Tabletklassen und andere Formen digitaler Arbeit an Schulen werden unter dieser Perspektive schnell zu Cargo-Kulten. Vergessen geht dabei aber eine andere Sichtweise auf die Verhaltensweisen der polynesischen Gläubigen: Ihre Kulte waren ein Reflex von zwei grundlegenden Annahmen. Erstens waren sie davon überzeugt, dass ein gleichberechtigtes Verhältnis zu anderen Menschen nur dann möglich ist, wenn Güter von gleicher Qualität ausgetauscht werden – sie brauchten also westliche Güter, um mit den GIs oder den im Rahmen von Kolonialisierungsbemühungen Zugezogenen in einen paritätischen Austausch treten zu können. Zweitens waren für sie Wohlstand, Wohlergehen und auch Veränderung übernatürlichen Ursprungs – so dass es absolut vernünftig war, einen Kult zu organisieren, ja dieser unter Umständen für Außenstehende unsichtbare positive Effekte hatte.
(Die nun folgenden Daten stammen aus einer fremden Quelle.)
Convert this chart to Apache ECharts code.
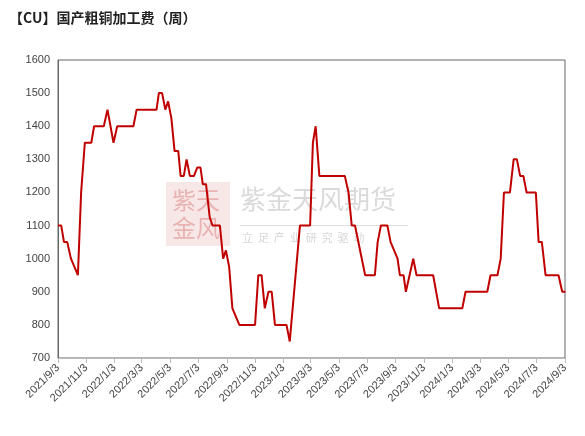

Spiegelt man nun diese Interpretation der Kulte zurück auf die digitale Praxis an Schulen, wird deutlich, dass sich die Interaktion zwischen Lehrenden und Lernenden möglicherweise auch dann verändert, wenn entscheidende Punkte übersehen werden. Auch Schulentwicklung kann sich in einem solchen Setting als sekundärer Effekt ergeben, der gar nicht intendiert war: Präsentiert sich eine Schule als innovativ, dann können auch fehlerhaft angelegte Projekte mit mangelhafter Wirkung dazu führen, dass Innovationen losgetreten werden.

9-12-the-cargo-cults
John-Frum-Kult in Vanuatu

1 Kommentar

  1. @byland sagt:

    An Duecks Referat hat mir speziell gefallen, dass man “ das Wollen wollen“ sollte, statt das „Müssen zu müssen“. Das spielt bei der Digitalisierung in der Schule vermutlich auch eine (nicht unbedeutende) Rolle. Wer – um sein Beispiel von einer Folie aufzunehmen – Tablets im Unterricht einsetzen WILL, betreibt keinen Cargo-Kult. Wer sie einsetzt, weil er/sie glaubt, damit „die Bildung retten zu MÜSSEN“, jedoch schon.